Your output must be the lines below from the line containing "Clone this chart in seaborn and matplotlib." to the line containing "ax = fig.add_axes([100", both lines included, reproduced exactly and without pictures.

## Start RECORD EXCERPTS

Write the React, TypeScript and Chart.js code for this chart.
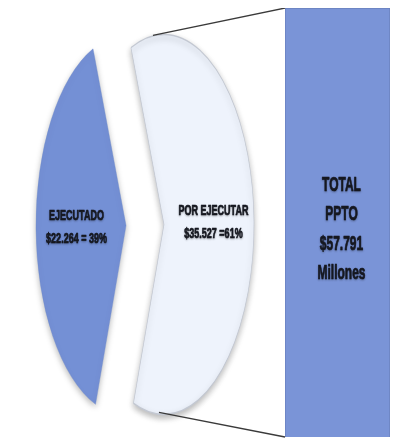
import React, { useEffect, useRef } from "react";
import { Chart, registerables } from "chart.js";

Chart.register(...registerables);

// ---- data ----
const sliceLabels = ["EJECUTADO", "POR EJECUTAR"];
const sliceValues = [22264, 35527];
const sliceTexts = [
  ["EJECUTADO", "$22.264 = 39%"],
  ["POR EJECUTAR", "$35.527 =61%"],
];
const barCategories = ["TOTAL PPTO"];
const barValues = [57791];
const barTexts = ["TOTAL", "PPTO", "$57.791", "Millones"];

const W = 403;
const H = 433;
const SQUASH = 0.474;
const EXPLODE = 40;
const FONT = "'Liberation Sans', Arial, sans-serif";

function drawText(ctx: CanvasRenderingContext2D, text: string, x: number, y: number, size: number, sx: number) {
  ctx.save();
  ctx.translate(x, y);
  ctx.scale(sx, 1);
  ctx.font = `bold ${size}px ${FONT}`;
  ctx.textAlign = "center";
  ctx.textBaseline = "middle";
  ctx.shadowColor = "rgba(0,0,0,0.25)";
  ctx.shadowBlur = 2;
  ctx.shadowOffsetY = 1;
  ctx.fillStyle = "#15171f";
  ctx.strokeStyle = "#15171f";
  ctx.lineWidth = 0.7;
  ctx.lineJoin = "round";
  ctx.strokeText(text, 0, 0);
  ctx.fillText(text, 0, 0);
  ctx.restore();
}

export default function App() {
  const barRef = useRef<HTMLCanvasElement | null>(null);
  const pieRef = useRef<HTMLCanvasElement | null>(null);

  useEffect(() => {
    if (!barRef.current || !pieRef.current) return;

    const barTextPlugin = {
      id: "barText",
      afterDatasetsDraw(chart: any) {
        const ctx = chart.ctx as CanvasRenderingContext2D;
        const el = chart.getDatasetMeta(0).data[0] as any;
        if (!el) return;
        const cx = el.x + 4;
        const midY = (el.y + el.base) / 2 + 7;
        const step = 29.5;
        const start = midY - (step * (barTexts.length - 1)) / 2;
        barTexts.forEach((t, i) => drawText(ctx, t, cx, start + i * step, 20, 0.6));
      },
    };

    const bar = new Chart(barRef.current, {
      type: "bar",
      data: {
        labels: barCategories,
        datasets: [
          {
            data: barValues,
            backgroundColor: "#7A94D7",
            borderColor: "#6a80bd",
            borderWidth: 1,
            barPercentage: 1,
            categoryPercentage: 1,
          },
        ],
      },
      options: {
        animation: false,
        responsive: false,
        devicePixelRatio: 1,
        layout: { padding: { left: 277, right: 21, top: 0, bottom: 4 } },
        plugins: { legend: { display: false }, tooltip: { enabled: false } },
        scales: {
          x: { display: false },
          y: { display: false, min: 0, max: 57791 },
        },
      },
      plugins: [barTextPlugin],
    });

    // squashed (elliptical) exploded pie: draw each arc element with its own shift
    const squashPlugin = {
      id: "squash",
      beforeDatasetsDraw(chart: any) {
        const ctx = chart.ctx as CanvasRenderingContext2D;
        const arcs = chart.getDatasetMeta(0).data as any[];
        const cx = arcs[0].x;
        const cy = arcs[0].y;
        ctx.save();
        ctx.translate(cx, cy);
        ctx.scale(SQUASH, 1);
        ctx.translate(-cx, -cy);
        ctx.shadowColor = "rgba(0,0,0,0.28)";
        ctx.shadowBlur = 6;
        ctx.shadowOffsetY = 3;
        arcs.forEach((a) => {
          const m = (a.startAngle + a.endAngle) / 2;
          ctx.save();
          ctx.translate(Math.cos(m) * EXPLODE, Math.sin(m) * EXPLODE);
          a.draw(ctx);
          ctx.restore();
        });
        ctx.restore();
        return false;
      },
      afterDraw(chart: any) {
        const ctx = chart.ctx as CanvasRenderingContext2D;
        const arcs = chart.getDatasetMeta(0).data as any[];
        const cx = arcs[0].x;
        // connector lines from the right slice to the bar
        const right = arcs[1];
        const mid = (right.startAngle + right.endAngle) / 2;
        const rcx = cx + Math.cos(mid) * EXPLODE * SQUASH;
        const rcy = right.y + Math.sin(mid) * EXPLODE;
        const barEl = bar.getDatasetMeta(0).data[0] as any;
        const bl = barEl.x - barEl.width / 2;
        ctx.save();
        ctx.strokeStyle = "#3a3a3a";
        ctx.lineWidth = 1.3;
        ctx.beginPath();
        ctx.moveTo(rcx - 11, rcy - right.outerRadius + 1);
        ctx.lineTo(bl, barEl.y);
        ctx.moveTo(rcx - 5, rcy + right.outerRadius - 2);
        ctx.lineTo(bl, barEl.base);
        ctx.stroke();
        ctx.restore();
        // labels
        arcs.forEach((a, i) => {
          const m = (a.startAngle + a.endAngle) / 2;
          const d = EXPLODE + a.outerRadius * 0.55;
          const x = cx + Math.cos(m) * d * SQUASH;
          const y = a.y + Math.sin(m) * d;
          const lines = sliceTexts[i];
          drawText(ctx, lines[0], x, y - 11.5, 15, 0.6);
          drawText(ctx, lines[1], x, y + 11.5, 15, 0.6);
        });
      },
    };

    const pie = new Chart(pieRef.current, {
      type: "pie",
      data: {
        labels: sliceLabels,
        datasets: [
          {
            data: sliceValues,
            backgroundColor: ["#7490D5", "#EEF3FC"],
            borderColor: ["#6d88cc", "#c3c8d2"],
            borderWidth: [0.5, 1.5],
            clip: false,
          } as any,
        ],
      },
      options: {
        animation: false,
        responsive: false,
        devicePixelRatio: 1,
        radius: 190,
        rotation: 199.8,
        layout: { padding: { left: 0, right: 129, top: 1, bottom: 0 } },
        plugins: { legend: { display: false }, tooltip: { enabled: false } },
      } as any,
      plugins: [squashPlugin],
    });

    return () => {
      pie.destroy();
      bar.destroy();
    };
  }, []);

  return (
    <div style={{ position: "relative", width: W, height: H }}>
      <canvas ref={barRef} width={W} height={H} style={{ position: "absolute", left: 0, top: 0 }} />
      <canvas ref={pieRef} width={W} height={H} style={{ position: "absolute", left: 0, top: 0, pointerEvents: "none" }} />
    </div>
  );
}
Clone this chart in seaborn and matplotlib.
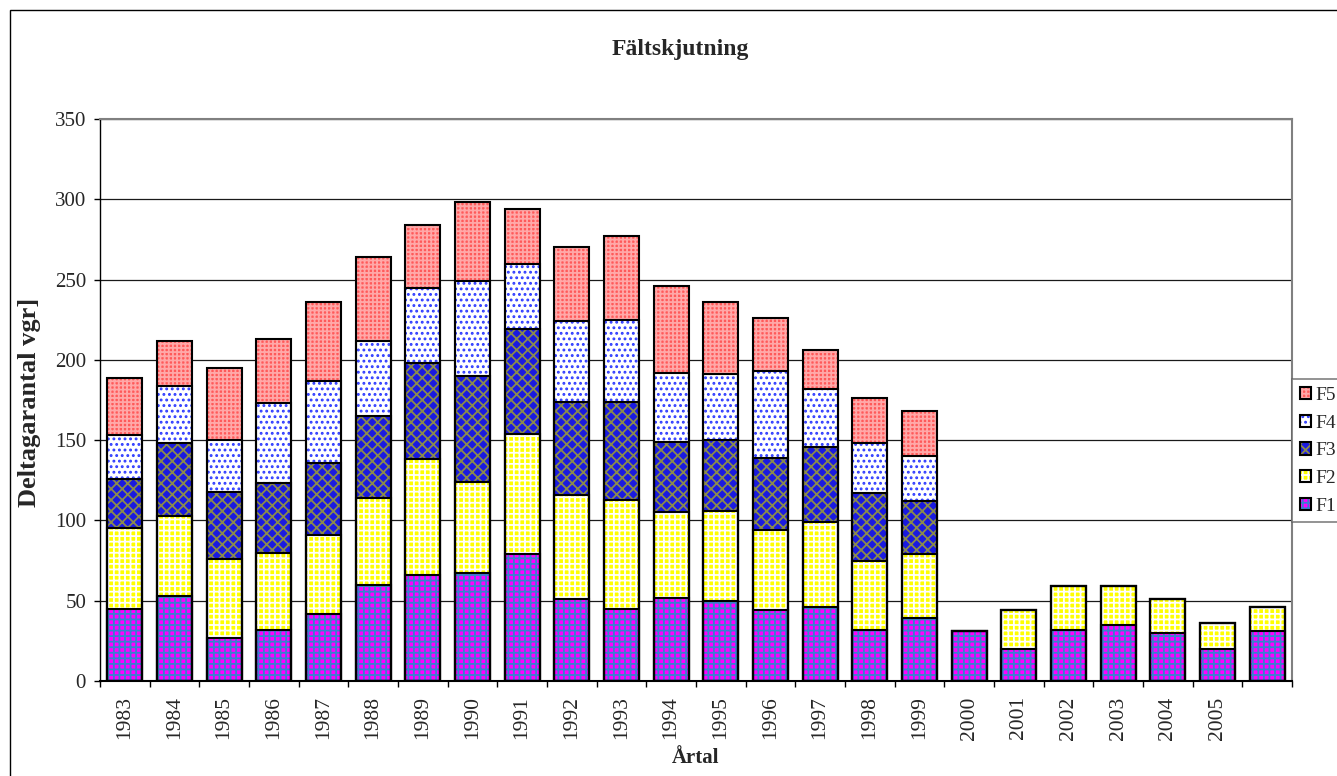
import pandas as pd
import matplotlib
matplotlib.use("Agg")
import matplotlib.pyplot as plt
import matplotlib.patches as mpatches
from matplotlib.legend_handler import HandlerTuple
import seaborn as sns

# values (participants per class and year)
years = ['1983', '1984', '1985', '1986', '1987', '1988', '1989', '1990',
         '1991', '1992', '1993', '1994', '1995', '1996', '1997', '1998',
         '1999', '2000', '2001', '2002', '2003', '2004', '2005', '']
f1 = [45, 53, 27, 32, 42, 60, 66, 67, 79, 51, 45, 52, 50, 44, 46, 32,
      39, 31, 20, 32, 35, 30, 20, 31]
f2 = [50, 50, 49, 48, 49, 54, 72, 57, 75, 65, 68, 53, 56, 50, 53, 43,
      40, 0, 24, 27, 24, 21, 16, 15]
f3 = [31, 45, 42, 43, 45, 51, 60, 66, 65, 58, 61, 44, 44, 45, 47, 42,
      33, 0, 0, 0, 0, 0, 0, 0]
f4 = [27, 36, 32, 50, 51, 47, 47, 59, 41, 50, 51, 43, 41, 54, 36, 31,
      28, 0, 0, 0, 0, 0, 0, 0]
f5 = [36, 28, 45, 40, 49, 52, 39, 49, 34, 46, 52, 54, 45, 33, 24, 28,
      28, 0, 0, 0, 0, 0, 0, 0]
series_names = ['F1', 'F2', 'F3', 'F4', 'F5']

# face colour, hatch colour, hatch pattern
styles = {
    'F1': ('#ff00ff', '#3a7fd0', '+++'),
    'F2': ('#ffff00', '#ffffff', '+++'),
    'F3': ('#1a1ae0', '#8a8a4c', 'xxx'),
    'F4': ('#ffffff', '#2f3cff', '...'),
    'F5': ('#ff5a5a', '#ffa8a8', '++++'),
}


def main():
    sns.set_theme(style='white')
    plt.rcParams['font.family'] = ['Liberation Serif', 'DejaVu Serif']
    plt.rcParams['hatch.linewidth'] = 1.3

    df = pd.DataFrame({'year': years, 'F1': f1, 'F2': f2, 'F3': f3,
                       'F4': f4, 'F5': f5})
    # cumulative sums for stacked bars
    cum = df[series_names].cumsum(axis=1)
    cum['year'] = df['year']

    fig = plt.figure(figsize=(13.37, 7.76), dpi=100)
    ax = fig.add_axes([100 / 1337, 1 - 681 / 776, 1192 / 1337, 562 / 776])

    outlines = []
    for name in reversed(series_names):
        fc, hc, hatch = styles[name]
        n0 = len(ax.patches)
        sns.barplot(data=cum, x='year', y=name, order=years, color=fc,
                    saturation=1, width=0.7, errorbar=None, ax=ax)
        for p in ax.patches[n0:]:
            p.set_edgecolor(hc)
            p.set_linewidth(0)
            p.set_hatch(hatch)
            outlines.append(p)
    for p in outlines:
        ax.add_patch(mpatches.Rectangle(p.get_xy(), p.get_width(), p.get_height(),
                                        fill=False, edgecolor='black', lw=1.5,
                                        zorder=p.get_zorder() + 0.01))

    ax.set_ylim(0, 350)
    ax.set_xlim(-0.5, len(years) - 0.5)
    ax.set_yticks(range(0, 351, 50))
    ax.yaxis.grid(True, color='#1a1a1a', lw=0.9)
    ax.set_axisbelow(True)

    ax.set_xticks(range(len(years)))
    ax.set_xticklabels(years, rotation=90, va='top', ha='center')
    ax.set_xticks([i - 0.5 for i in range(len(years) + 1)], minor=True)
    ax.tick_params(axis='x', which='major', length=0, pad=11, labelsize=15.5)
    ax.tick_params(axis='x', which='minor', length=4.5, width=1, color='black',
                   direction='out', bottom=True)
    ax.tick_params(axis='y', which='major', length=4, width=1, color='black',
                   direction='out', left=True, pad=6, labelsize=15)

    ax.set_xlabel('')
    ax.set_ylabel('')
    for side in ['top', 'right']:
        ax.spines[side].set_color('#808080')
        ax.spines[side].set_linewidth(1.5)
    ax.spines['left'].set_color('black')
    ax.spines['left'].set_linewidth(1)
    ax.spines['bottom'].set_color('black')
    ax.spines['bottom'].set_linewidth(1.5)

    fig.text(680 / 1337, 1 - 49 / 776, 'Fältskjutning', ha='center', va='center',
             fontsize=17, fontweight='bold')
    fig.text(696 / 1337, 1 - 758 / 776, 'Årtal', ha='center', va='center',
             fontsize=15, fontweight='bold')
    fig.text(30 / 1337, 1 - 402 / 776, 'Deltagarantal vgr]', ha='center',
             va='center', rotation=90, fontsize=19, fontweight='bold')

    # legend, top series first
    handles = []
    for name in reversed(series_names):
        fc, hc, hatch = styles[name]
        h1 = mpatches.Patch(facecolor=fc, edgecolor=hc, hatch=hatch, lw=0)
        h2 = mpatches.Patch(fill=False, edgecolor='black', lw=1.5)
        handles.append((h1, h2))
    leg = fig.legend(handles, list(reversed(series_names)), loc='upper left',
                     bbox_to_anchor=(1292 / 1337, 1 - 379 / 776),
                     handler_map={tuple: HandlerTuple(ndivide=1)},
                     fontsize=14, frameon=True, fancybox=False,
                     edgecolor='#606060', borderpad=0.4, labelspacing=0.55,
                     handlelength=0.6, handleheight=0.6, handletextpad=0.2,
                     borderaxespad=0)
    leg.get_frame().set_linewidth(1.2)

    # outer chart border
    fig.add_artist(mpatches.Rectangle((10 / 1337, -0.1), 1.2, 1.1 - 10 / 776,
                                      transform=fig.transFigure, fill=False,
                                      edgecolor='black', lw=1))

    fig.savefig('out.png', dpi=100)


if __name__ == "__main__":
    main()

## End RECORD EXCERPTS

FINAL ANSWER.
Clone this chart in seaborn and matplotlib.
import pandas as pd
import matplotlib
matplotlib.use("Agg")
import matplotlib.pyplot as plt
import matplotlib.patches as mpatches
from matplotlib.legend_handler import HandlerTuple
import seaborn as sns

# values (participants per class and year)
years = ['1983', '1984', '1985', '1986', '1987', '1988', '1989', '1990',
         '1991', '1992', '1993', '1994', '1995', '1996', '1997', '1998',
         '1999', '2000', '2001', '2002', '2003', '2004', '2005', '']
f1 = [45, 53, 27, 32, 42, 60, 66, 67, 79, 51, 45, 52, 50, 44, 46, 32,
      39, 31, 20, 32, 35, 30, 20, 31]
f2 = [50, 50, 49, 48, 49, 54, 72, 57, 75, 65, 68, 53, 56, 50, 53, 43,
      40, 0, 24, 27, 24, 21, 16, 15]
f3 = [31, 45, 42, 43, 45, 51, 60, 66, 65, 58, 61, 44, 44, 45, 47, 42,
      33, 0, 0, 0, 0, 0, 0, 0]
f4 = [27, 36, 32, 50, 51, 47, 47, 59, 41, 50, 51, 43, 41, 54, 36, 31,
      28, 0, 0, 0, 0, 0, 0, 0]
f5 = [36, 28, 45, 40, 49, 52, 39, 49, 34, 46, 52, 54, 45, 33, 24, 28,
      28, 0, 0, 0, 0, 0, 0, 0]
series_names = ['F1', 'F2', 'F3', 'F4', 'F5']

# face colour, hatch colour, hatch pattern
styles = {
    'F1': ('#ff00ff', '#3a7fd0', '+++'),
    'F2': ('#ffff00', '#ffffff', '+++'),
    'F3': ('#1a1ae0', '#8a8a4c', 'xxx'),
    'F4': ('#ffffff', '#2f3cff', '...'),
    'F5': ('#ff5a5a', '#ffa8a8', '++++'),
}


def main():
    sns.set_theme(style='white')
    plt.rcParams['font.family'] = ['Liberation Serif', 'DejaVu Serif']
    plt.rcParams['hatch.linewidth'] = 1.3

    df = pd.DataFrame({'year': years, 'F1': f1, 'F2': f2, 'F3': f3,
                       'F4': f4, 'F5': f5})
    # cumulative sums for stacked bars
    cum = df[series_names].cumsum(axis=1)
    cum['year'] = df['year']

    fig = plt.figure(figsize=(13.37, 7.76), dpi=100)
    ax = fig.add_axes([100 / 1337, 1 - 681 / 776, 1192 / 1337, 562 / 776])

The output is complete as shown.